§ **SOURCE MATERIAL**
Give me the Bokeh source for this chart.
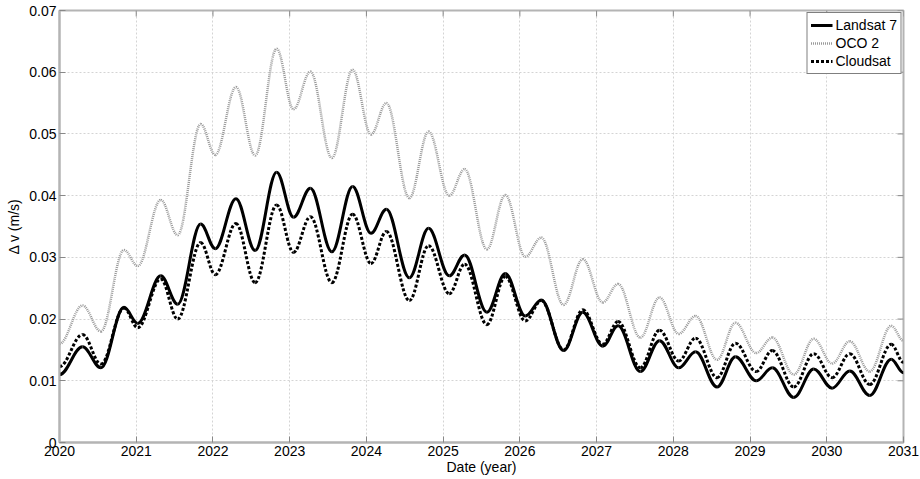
import math
from bokeh.plotting import figure
from bokeh.models import Range1d, Legend, LegendItem, FixedTicker
from bokeh.embed import file_html
from bokeh.resources import INLINE

# Extrema (shared time grid, years)
years = [2020.00, 2020.30, 2020.54, 2020.84, 2021.02, 2021.32, 2021.54, 2021.84,
         2022.03, 2022.30, 2022.55, 2022.83, 2023.05, 2023.27, 2023.55, 2023.82,
         2024.06, 2024.26, 2024.56, 2024.81, 2025.08, 2025.28, 2025.57, 2025.81,
         2026.07, 2026.28, 2026.57, 2026.82, 2027.08, 2027.28, 2027.57, 2027.82,
         2028.07, 2028.29, 2028.57, 2028.81, 2029.08, 2029.29, 2029.57, 2029.83,
         2030.07, 2030.30, 2030.56, 2030.84, 2031.00]

landsat7 = [0.0110, 0.0155, 0.0121, 0.0219, 0.0193, 0.0270, 0.0224, 0.0354,
            0.0314, 0.0395, 0.0311, 0.0438, 0.0365, 0.0412, 0.0309, 0.0415,
            0.0339, 0.0378, 0.0267, 0.0347, 0.0270, 0.0304, 0.0211, 0.0274,
            0.0205, 0.0231, 0.0149, 0.0211, 0.0156, 0.0189, 0.0115, 0.0165,
            0.0121, 0.0147, 0.0090, 0.0139, 0.0100, 0.0121, 0.0073, 0.0119,
            0.0088, 0.0116, 0.0076, 0.0135, 0.0113]

oco2 = [0.0160, 0.0222, 0.0180, 0.0312, 0.0286, 0.0393, 0.0336, 0.0516,
        0.0466, 0.0576, 0.0465, 0.0638, 0.0540, 0.0601, 0.0461, 0.0604,
        0.0499, 0.0550, 0.0396, 0.0504, 0.0400, 0.0443, 0.0313, 0.0401,
        0.0301, 0.0332, 0.0223, 0.0297, 0.0227, 0.0257, 0.0170, 0.0235,
        0.0176, 0.0205, 0.0134, 0.0194, 0.0145, 0.0170, 0.0110, 0.0168,
        0.0128, 0.0164, 0.0115, 0.0189, 0.0165]

cloudsat = [0.0123, 0.0175, 0.0127, 0.0218, 0.0186, 0.0265, 0.0200, 0.0324,
            0.0272, 0.0355, 0.0259, 0.0385, 0.0308, 0.0366, 0.0259, 0.0370,
            0.0290, 0.0342, 0.0230, 0.0319, 0.0241, 0.0289, 0.0191, 0.0269,
            0.0197, 0.0230, 0.0150, 0.0215, 0.0159, 0.0196, 0.0121, 0.0182,
            0.0132, 0.0169, 0.0105, 0.0161, 0.0115, 0.0149, 0.0090, 0.0144,
            0.0105, 0.0144, 0.0094, 0.0159, 0.0130]

x_ticks = [2020, 2021, 2022, 2023, 2024, 2025, 2026, 2027, 2028, 2029, 2030, 2031]
y_ticks = [0.0, 0.01, 0.02, 0.03, 0.04, 0.05, 0.06, 0.07]
y_tick_labels = ["0", "0.01", "0.02", "0.03", "0.04", "0.05", "0.06", "0.07"]

FONT = "Liberation Sans"
AXIS_GRAY = "#b4b4b4"
TICK_GRAY = "#888888"

p = figure(width=920, height=479,
           x_range=Range1d(2020, 2031), y_range=Range1d(0, 0.07),
           output_backend="svg", toolbar_location=None,
           min_border_left=59, min_border_right=17,
           min_border_top=10, min_border_bottom=37,
           x_axis_label="Date (year)", y_axis_label="\u0394 v (m/s)")

p.background_fill_color = "white"
p.border_fill_color = "white"
p.outline_line_color = AXIS_GRAY
p.outline_line_width = 2

for ax in (p.xaxis[0], p.yaxis[0]):
    ax.axis_line_color = AXIS_GRAY
    ax.axis_line_width = 2
    ax.major_tick_line_color = TICK_GRAY
    ax.major_tick_in = 6
    ax.major_tick_out = 0
    ax.minor_tick_line_color = None
    ax.major_label_text_font = FONT
    ax.major_label_text_font_size = "14px"
    ax.major_label_text_color = "black"
    ax.axis_label_text_font = FONT
    ax.axis_label_text_font_size = "14px"
    ax.axis_label_text_font_style = "normal"
    ax.axis_label_text_color = "black"

p.xaxis[0].ticker = FixedTicker(ticks=x_ticks)
p.yaxis[0].ticker = FixedTicker(ticks=y_ticks)
p.yaxis[0].major_label_overrides = {t: s for t, s in zip(y_ticks, y_tick_labels)}
p.xaxis[0].major_label_standoff = 3
p.xaxis[0].axis_label_standoff = 0
p.yaxis[0].major_label_standoff = 3
p.yaxis[0].axis_label_standoff = 4

for g in (p.xgrid[0], p.ygrid[0]):
    g.grid_line_color = "#d4d4d4"
    g.grid_line_dash = "2 2"
    g.grid_line_width = 1
p.xgrid[0].ticker = FixedTicker(ticks=x_ticks)
p.ygrid[0].ticker = FixedTicker(ticks=y_ticks)

# inward ticks on the top and right sides of the box
p.ray(x=x_ticks, y=[0.07] * len(x_ticks), length=6, length_units="screen",
      angle=-math.pi / 2, line_color=TICK_GRAY, line_width=1)
p.ray(x=[2031] * len(y_ticks), y=y_ticks, length=6, length_units="screen",
      angle=math.pi, line_color=TICK_GRAY, line_width=1)


def smooth(xs, ys, k=0.364):
    """Bezier pieces between consecutive read extrema (flat tangents at extrema)."""
    x0, y0, x1, y1 = xs[:-1], ys[:-1], xs[1:], ys[1:]
    cx0 = [a + k * (b - a) for a, b in zip(x0, x1)]
    cx1 = [b - k * (b - a) for a, b in zip(x0, x1)]
    return dict(x0=x0, y0=y0, x1=x1, y1=y1, cx0=cx0, cy0=y0, cx1=cx1, cy1=y1)


r_o = p.bezier(**smooth(years, oco2), line_color="#9a9a9a", line_width=2.5,
               line_dash="1 1")
r_l = p.bezier(**smooth(years, landsat7), line_color="black", line_width=3)
r_c = p.bezier(**smooth(years, cloudsat), line_color="black", line_width=3,
               line_dash="3 2")

legend = Legend(items=[LegendItem(label="Landsat 7", renderers=[r_l]),
                       LegendItem(label="OCO 2", renderers=[r_o]),
                       LegendItem(label="Cloudsat", renderers=[r_c])],
                location="top_right")
legend.label_text_font = FONT
legend.label_text_font_size = "14px"
legend.label_text_color = "black"
legend.border_line_color = "black"
legend.border_line_width = 1
legend.background_fill_color = "white"
legend.background_fill_alpha = 1
legend.margin = 2
legend.padding = 3
legend.spacing = 0
legend.glyph_width = 22
legend.glyph_height = 18
legend.label_height = 18
legend.label_standoff = 3
p.add_layout(legend)

open("out.html", "w").write(file_html(p, INLINE))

§ **WRITTEN PROBLEM**
Every line should be retyped exactly, with the pictures omitted.

§ **SOLUTION TO THIS EXERCISE**
Give me the Bokeh source for this chart.
import math
from bokeh.plotting import figure
from bokeh.models import Range1d, Legend, LegendItem, FixedTicker
from bokeh.embed import file_html
from bokeh.resources import INLINE

# Extrema (shared time grid, years)
years = [2020.00, 2020.30, 2020.54, 2020.84, 2021.02, 2021.32, 2021.54, 2021.84,
         2022.03, 2022.30, 2022.55, 2022.83, 2023.05, 2023.27, 2023.55, 2023.82,
         2024.06, 2024.26, 2024.56, 2024.81, 2025.08, 2025.28, 2025.57, 2025.81,
         2026.07, 2026.28, 2026.57, 2026.82, 2027.08, 2027.28, 2027.57, 2027.82,
         2028.07, 2028.29, 2028.57, 2028.81, 2029.08, 2029.29, 2029.57, 2029.83,
         2030.07, 2030.30, 2030.56, 2030.84, 2031.00]

landsat7 = [0.0110, 0.0155, 0.0121, 0.0219, 0.0193, 0.0270, 0.0224, 0.0354,
            0.0314, 0.0395, 0.0311, 0.0438, 0.0365, 0.0412, 0.0309, 0.0415,
            0.0339, 0.0378, 0.0267, 0.0347, 0.0270, 0.0304, 0.0211, 0.0274,
            0.0205, 0.0231, 0.0149, 0.0211, 0.0156, 0.0189, 0.0115, 0.0165,
            0.0121, 0.0147, 0.0090, 0.0139, 0.0100, 0.0121, 0.0073, 0.0119,
            0.0088, 0.0116, 0.0076, 0.0135, 0.0113]

oco2 = [0.0160, 0.0222, 0.0180, 0.0312, 0.0286, 0.0393, 0.0336, 0.0516,
        0.0466, 0.0576, 0.0465, 0.0638, 0.0540, 0.0601, 0.0461, 0.0604,
        0.0499, 0.0550, 0.0396, 0.0504, 0.0400, 0.0443, 0.0313, 0.0401,
        0.0301, 0.0332, 0.0223, 0.0297, 0.0227, 0.0257, 0.0170, 0.0235,
        0.0176, 0.0205, 0.0134, 0.0194, 0.0145, 0.0170, 0.0110, 0.0168,
        0.0128, 0.0164, 0.0115, 0.0189, 0.0165]

cloudsat = [0.0123, 0.0175, 0.0127, 0.0218, 0.0186, 0.0265, 0.0200, 0.0324,
            0.0272, 0.0355, 0.0259, 0.0385, 0.0308, 0.0366, 0.0259, 0.0370,
            0.0290, 0.0342, 0.0230, 0.0319, 0.0241, 0.0289, 0.0191, 0.0269,
            0.0197, 0.0230, 0.0150, 0.0215, 0.0159, 0.0196, 0.0121, 0.0182,
            0.0132, 0.0169, 0.0105, 0.0161, 0.0115, 0.0149, 0.0090, 0.0144,
            0.0105, 0.0144, 0.0094, 0.0159, 0.0130]

x_ticks = [2020, 2021, 2022, 2023, 2024, 2025, 2026, 2027, 2028, 2029, 2030, 2031]
y_ticks = [0.0, 0.01, 0.02, 0.03, 0.04, 0.05, 0.06, 0.07]
y_tick_labels = ["0", "0.01", "0.02", "0.03", "0.04", "0.05", "0.06", "0.07"]

FONT = "Liberation Sans"
AXIS_GRAY = "#b4b4b4"
TICK_GRAY = "#888888"

p = figure(width=920, height=479,
           x_range=Range1d(2020, 2031), y_range=Range1d(0, 0.07),
           output_backend="svg", toolbar_location=None,
           min_border_left=59, min_border_right=17,
           min_border_top=10, min_border_bottom=37,
           x_axis_label="Date (year)", y_axis_label="\u0394 v (m/s)")

p.background_fill_color = "white"
p.border_fill_color = "white"
p.outline_line_color = AXIS_GRAY
p.outline_line_width = 2

for ax in (p.xaxis[0], p.yaxis[0]):
    ax.axis_line_color = AXIS_GRAY
    ax.axis_line_width = 2
    ax.major_tick_line_color = TICK_GRAY
    ax.major_tick_in = 6
    ax.major_tick_out = 0
    ax.minor_tick_line_color = None
    ax.major_label_text_font = FONT
    ax.major_label_text_font_size = "14px"
    ax.major_label_text_color = "black"
    ax.axis_label_text_font = FONT
    ax.axis_label_text_font_size = "14px"
    ax.axis_label_text_font_style = "normal"
    ax.axis_label_text_color = "black"

p.xaxis[0].ticker = FixedTicker(ticks=x_ticks)
p.yaxis[0].ticker = FixedTicker(ticks=y_ticks)
p.yaxis[0].major_label_overrides = {t: s for t, s in zip(y_ticks, y_tick_labels)}
p.xaxis[0].major_label_standoff = 3
p.xaxis[0].axis_label_standoff = 0
p.yaxis[0].major_label_standoff = 3
p.yaxis[0].axis_label_standoff = 4

for g in (p.xgrid[0], p.ygrid[0]):
    g.grid_line_color = "#d4d4d4"
    g.grid_line_dash = "2 2"
    g.grid_line_width = 1
p.xgrid[0].ticker = FixedTicker(ticks=x_ticks)
p.ygrid[0].ticker = FixedTicker(ticks=y_ticks)

# inward ticks on the top and right sides of the box
p.ray(x=x_ticks, y=[0.07] * len(x_ticks), length=6, length_units="screen",
      angle=-math.pi / 2, line_color=TICK_GRAY, line_width=1)
p.ray(x=[2031] * len(y_ticks), y=y_ticks, length=6, length_units="screen",
      angle=math.pi, line_color=TICK_GRAY, line_width=1)


def smooth(xs, ys, k=0.364):
    """Bezier pieces between consecutive read extrema (flat tangents at extrema)."""
    x0, y0, x1, y1 = xs[:-1], ys[:-1], xs[1:], ys[1:]
    cx0 = [a + k * (b - a) for a, b in zip(x0, x1)]
    cx1 = [b - k * (b - a) for a, b in zip(x0, x1)]
    return dict(x0=x0, y0=y0, x1=x1, y1=y1, cx0=cx0, cy0=y0, cx1=cx1, cy1=y1)


r_o = p.bezier(**smooth(years, oco2), line_color="#9a9a9a", line_width=2.5,
               line_dash="1 1")
r_l = p.bezier(**smooth(years, landsat7), line_color="black", line_width=3)
r_c = p.bezier(**smooth(years, cloudsat), line_color="black", line_width=3,
               line_dash="3 2")

legend = Legend(items=[LegendItem(label="Landsat 7", renderers=[r_l]),
                       LegendItem(label="OCO 2", renderers=[r_o]),
                       LegendItem(label="Cloudsat", renderers=[r_c])],
                location="top_right")
legend.label_text_font = FONT
legend.label_text_font_size = "14px"
legend.label_text_color = "black"
legend.border_line_color = "black"
legend.border_line_width = 1
legend.background_fill_color = "white"
legend.background_fill_alpha = 1
legend.margin = 2
legend.padding = 3
legend.spacing = 0
legend.glyph_width = 22
legend.glyph_height = 18
legend.label_height = 18
legend.label_standoff = 3
p.add_layout(legend)

open("out.html", "w").write(file_html(p, INLINE))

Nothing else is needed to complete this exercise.